What can we do? Understand our biblical mandate to be informed and care about this crisis.
Churches around the world will focus prayer on this issue at services around Refugee Day 20 June, and Refugee Sunday 26 June.
Prayer is needed but let us also be motivated to work for a better and more just world that sees this crisis diminish rather that escalate. In countries close to the borders where people are in refugee crisis, that work is real, obvious, and urgent. I am hearing stories of compassionate actions taken by churches in countries neighbouring Ukraine.
For far away countries like ours, help can take the shape of giving through the likes of Christian World Service.
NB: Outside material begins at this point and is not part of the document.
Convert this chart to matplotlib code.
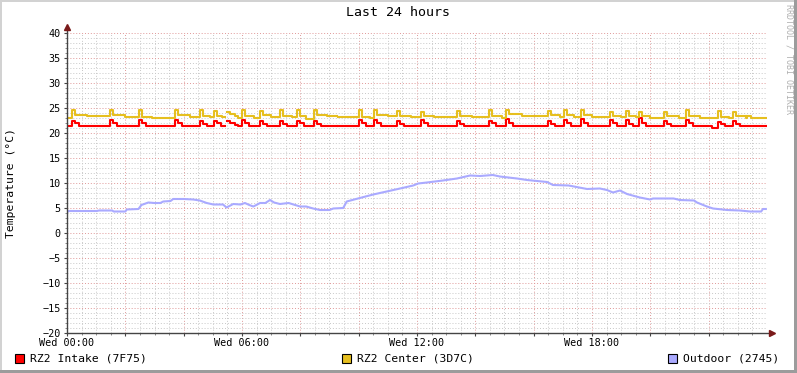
import matplotlib
matplotlib.use("Agg")
import matplotlib.pyplot as plt
from matplotlib.patches import Rectangle
import numpy as np

nan = float("nan")

# RZ2 Intake (7F75), hours since Wed 00:00 / deg C
intake_hours = [0.00,
                0.17, 0.27, 0.42, 1.47, 1.57, 1.72, 2.47, 2.57, 2.72,
                3.70, 3.80, 3.95, 4.56, 4.66, 4.81, 5.04, 5.14, 5.29,
                5.42, 5.48, 5.58, 5.75, 5.85,
                6.00, 6.10, 6.25, 6.62, 6.72, 6.87, 7.30, 7.40, 7.55,
                7.88, 7.98, 8.13, 8.47, 8.57, 8.72,
                9.25, 9.30,
                10.01, 10.11, 10.26, 10.52, 10.62, 10.77, 11.31, 11.41, 11.56,
                12.13, 12.23, 12.38, 13.37, 13.47, 13.62, 14.47, 14.57, 14.72,
                15.05, 15.15, 15.30, 16.49, 16.59, 16.74, 17.04, 17.14, 17.29,
                17.62, 17.72, 17.87, 18.62, 18.72, 18.87, 19.17, 19.27, 19.42,
                19.61, 19.71, 19.86, 20.47, 20.57, 20.72, 21.22, 21.32, 21.47,
                22.10,
                22.32, 22.42, 22.57, 22.83, 22.93, 23.08,
                24.00]
intake_temp = [21.4,
               22.5, 22.0, 21.5, 22.6, 22.0, 21.4, 22.6, 22.0, 21.4,
               22.6, 22.0, 21.4, 22.4, 21.9, 21.4, 22.5, 22.0, 21.4,
               nan, 22.4, 22.0, 21.6, 21.4,
               22.7, 22.0, 21.4, 22.4, 21.9, 21.4, 22.4, 21.9, 21.4,
               22.5, 22.0, 21.4, 22.4, 21.9, 21.4,
               nan, 21.4,
               22.7, 22.0, 21.4, 22.7, 22.0, 21.4, 22.5, 21.9, 21.4,
               22.6, 22.0, 21.4, 22.5, 21.9, 21.4, 22.5, 22.0, 21.4,
               22.9, 22.1, 21.5, 22.5, 21.9, 21.4, 22.6, 22.0, 21.4,
               22.9, 22.1, 21.5, 22.7, 22.0, 21.4, 22.6, 21.9, 21.4,
               23.0, 22.1, 21.5, 22.5, 21.9, 21.4, 22.7, 22.0, 21.4,
               21.0,
               22.3, 21.9, 21.4, 22.4, 21.9, 21.4,
               21.4]

# RZ2 Center (3D7C)
center_hours = [0.00,
                0.17, 0.27, 0.70, 1.47, 1.57, 2.00, 2.47, 2.57, 2.90,
                3.70, 3.80, 4.20, 4.56, 4.66, 4.90, 5.04, 5.14, 5.30,
                5.42, 5.48, 5.58, 5.75, 5.85,
                6.00, 6.10, 6.40, 6.62, 6.72, 7.00, 7.30, 7.40, 7.70,
                7.88, 7.98, 8.20, 8.47, 8.57, 8.90,
                9.25, 9.30,
                10.01, 10.11, 10.40, 10.52, 10.62, 11.00, 11.31, 11.41, 11.80,
                12.13, 12.23, 12.60, 13.37, 13.47, 13.90, 14.47, 14.57, 14.90,
                15.05, 15.15, 15.60, 16.49, 16.59, 16.90, 17.04, 17.14, 17.40,
                17.62, 17.72, 18.00, 18.62, 18.72, 19.00, 19.17, 19.27, 19.50,
                19.61, 19.71, 20.00, 20.47, 20.57, 21.00, 21.22, 21.32, 21.70,
                22.32, 22.42, 22.70, 22.83, 22.93, 23.30,
                23.28, 23.45,
                24.00]
center_temp = [23.1,
               24.6, 23.7, 23.4, 24.6, 23.6, 23.2, 24.6, 23.3, 23.0,
               24.6, 23.6, 23.3, 24.6, 23.5, 23.2, 24.5, 23.5, 23.2,
               nan, 24.3, 23.8, 23.4, 23.1,
               24.6, 23.5, 23.1, 24.5, 23.6, 23.2, 24.6, 23.5, 23.2,
               24.6, 23.5, 22.9, 24.7, 23.6, 23.4,
               nan, 23.3,
               24.6, 23.3, 23.1, 24.6, 23.6, 23.4, 24.5, 23.5, 23.3,
               24.3, 23.5, 23.3, 24.5, 23.5, 23.3, 24.7, 23.5, 23.1,
               24.6, 23.8, 23.4, 24.5, 23.6, 23.3, 24.6, 23.6, 23.3,
               24.6, 23.7, 23.3, 24.3, 23.5, 23.2, 24.5, 23.5, 23.2,
               24.3, 23.4, 23.0, 24.3, 23.5, 23.1, 24.6, 23.5, 23.1,
               24.5, 23.3, 23.0, 24.3, 23.4, 23.1,
               23.4, 23.1,
               23.1]

# Outdoor (2745)
outdoor_hours = [0.00, 0.05, 1.02, 1.10, 1.55, 1.60, 2.00, 2.05, 2.45, 2.55,
                 2.79, 3.00, 3.20, 3.30, 3.55, 3.64, 4.00, 4.33, 4.55, 4.79,
                 5.02, 5.35, 5.47, 5.70, 5.95, 6.10, 6.25, 6.39, 6.62, 6.80,
                 6.96, 7.10, 7.30, 7.60, 7.99, 8.20, 8.44, 8.67, 9.00, 9.13,
                 9.47, 9.59, 10.04, 10.50, 10.96, 11.42, 11.87, 12.04, 12.34, 12.89,
                 13.37, 13.82, 14.16, 14.60, 14.84, 15.43, 15.77, 16.46, 16.66, 17.20,
                 17.83, 18.27, 18.51, 18.72, 18.96, 19.20, 19.64, 19.99, 20.09, 20.80,
                 21.01, 21.50, 21.60, 21.94, 22.15, 22.63, 23.07, 23.42, 23.80, 23.86,
                 23.96]
outdoor_temp = [4.1, 4.4, 4.4, 4.5, 4.5, 4.3, 4.3, 4.7, 4.8, 5.6,
                6.1, 6.0, 6.0, 6.3, 6.4, 6.8, 6.8, 6.7, 6.5, 6.0,
                5.7, 5.7, 5.1, 5.8, 5.7, 6.0, 5.6, 5.3, 6.0, 6.0,
                6.6, 6.1, 5.8, 6.0, 5.3, 5.3, 4.9, 4.6, 4.6, 4.9,
                5.0, 6.3, 7.0, 7.7, 8.3, 8.9, 9.5, 9.9, 10.1, 10.5,
                10.9, 11.5, 11.4, 11.6, 11.3, 10.9, 10.6, 10.2, 9.6, 9.5,
                8.8, 8.9, 8.6, 8.1, 8.5, 7.8, 7.1, 6.7, 6.9, 6.9,
                6.6, 6.5, 6.1, 5.3, 4.9, 4.6, 4.5, 4.3, 4.3, 4.8,
                4.8]

series_names = ["RZ2 Intake (7F75)", "RZ2 Center (3D7C)", "Outdoor (2745)"]
series_colors = ["#ff0000", "#e6bf1f", "#aaaaff"]

tick_hours = [0, 6, 12, 18]
tick_labels = ["Wed 00:00", "Wed 06:00", "Wed 12:00", "Wed 18:00"]

W, H = 797, 373
mono = "DejaVu Sans Mono"
plt.rcParams["font.family"] = mono

fig = plt.figure(figsize=(W / 100, H / 100), dpi=100)
fig.patch.set_facecolor("white")


def fx(px):
    return px / W


def fy(py):
    return 1 - py / H


ax = fig.add_axes([fx(67), fy(333), 700 / W, 300 / H])
ax.set_xlim(0, 24)
ax.set_ylim(-20, 40)
for s in ax.spines.values():
    s.set_visible(False)

# grid
ax.set_xticks(np.arange(0, 23, 2))
ax.set_xticks(np.arange(0, 24, 0.5), minor=True)
ax.set_yticks(np.arange(-20, 41, 5))
ax.set_yticks(np.arange(-20, 41, 1), minor=True)
ax.grid(which="minor", color="#c8c8c8", linestyle=(0, (1, 2)), linewidth=0.7)
ax.grid(which="major", color="#e09898", linestyle=(0, (1, 2)), linewidth=0.7)
ax.set_axisbelow(True)

xlabels = []
for h in np.arange(0, 23, 2):
    xlabels.append(tick_labels[tick_hours.index(h)] if h in tick_hours else "")
ax.set_xticklabels(xlabels)
ax.tick_params(axis="x", which="major", length=2, width=0.8, color="#444444",
               labelsize=7.3, pad=1.5)
ax.tick_params(axis="x", which="minor", length=1.2, width=0.6, color="#777777")
ax.tick_params(axis="y", which="major", length=2, width=0.8, color="#444444",
               labelsize=7.3, pad=2.5)
ax.tick_params(axis="y", which="minor", length=1.2, width=0.6, color="#777777")

# data lines
ax.plot(intake_hours, intake_temp, color=series_colors[0], lw=1.5,
        drawstyle="steps-post", zorder=3)
ax.plot(center_hours, center_temp, color=series_colors[1], lw=1.5,
        drawstyle="steps-post", zorder=3)
ax.plot(outdoor_hours, outdoor_temp, color=series_colors[2], lw=1.5, zorder=3)

# axes with arrows
ax.plot([0, 0], [0, 1.015], transform=ax.transAxes, color="#444444", lw=1,
        clip_on=False, zorder=4)
ax.plot([0, 1.004], [0, 0], transform=ax.transAxes, color="#444444", lw=1,
        clip_on=False, zorder=4)
ax.plot([0], [1.02], transform=ax.transAxes, marker="^", color="#7a1a1a",
        markersize=4, clip_on=False, zorder=5)
ax.plot([1.0075], [0], transform=ax.transAxes, marker=">", color="#7a1a1a",
        markersize=4, clip_on=False, zorder=5)

# texts
fig.text(0.5, fy(13), "Last 24 hours", ha="center", va="center", fontsize=9.5)
fig.text(fx(11), fy(183), "Temperature (°C)", rotation=90, ha="center",
         va="center", fontsize=8.2)
fig.text(fx(789), fy(4), "RRDTOOL / TOBI OETIKER", rotation=270, ha="center",
         va="top", fontsize=6, color="#b0b0b0")

# legend
box_x = [15, 342, 668]
for bx, name, col in zip(box_x, series_names, series_colors):
    fig.add_artist(Rectangle((fx(bx), fy(363)), 9 / W, 9 / H, facecolor=col,
                             edgecolor="black", linewidth=0.8,
                             transform=fig.transFigure))
    fig.text(fx(bx + 15), fy(358.5), name, ha="left", va="center", fontsize=8.2)

# frame shading
fig.add_artist(Rectangle((0, fy(2)), 1, 2 / H, facecolor="#d2d2d2",
                         edgecolor="none", transform=fig.transFigure))
fig.add_artist(Rectangle((0, 0), 2 / W, 1, facecolor="#d2d2d2",
                         edgecolor="none", transform=fig.transFigure))
fig.add_artist(Rectangle((0, 0), 1, 3 / H, facecolor="#9c9c9c",
                         edgecolor="none", transform=fig.transFigure))
fig.add_artist(Rectangle((1 - 3 / W, 0), 3 / W, 1, facecolor="#9c9c9c",
                         edgecolor="none", transform=fig.transFigure))

fig.savefig("out.png", dpi=100)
It can also mean developing friendships with people in our streets who have had to flee their homeland. We have a number of people in our neighbourhood for whom this is true. Engaging with them to build friendship and understanding, listening to their stories, sharing food together … this is deeply biblical, this is hugely rewarding, this is gold!
The people who are victims of the refugee crisis need empathetic and aware, interested and activated Christians – may that be so. Amen.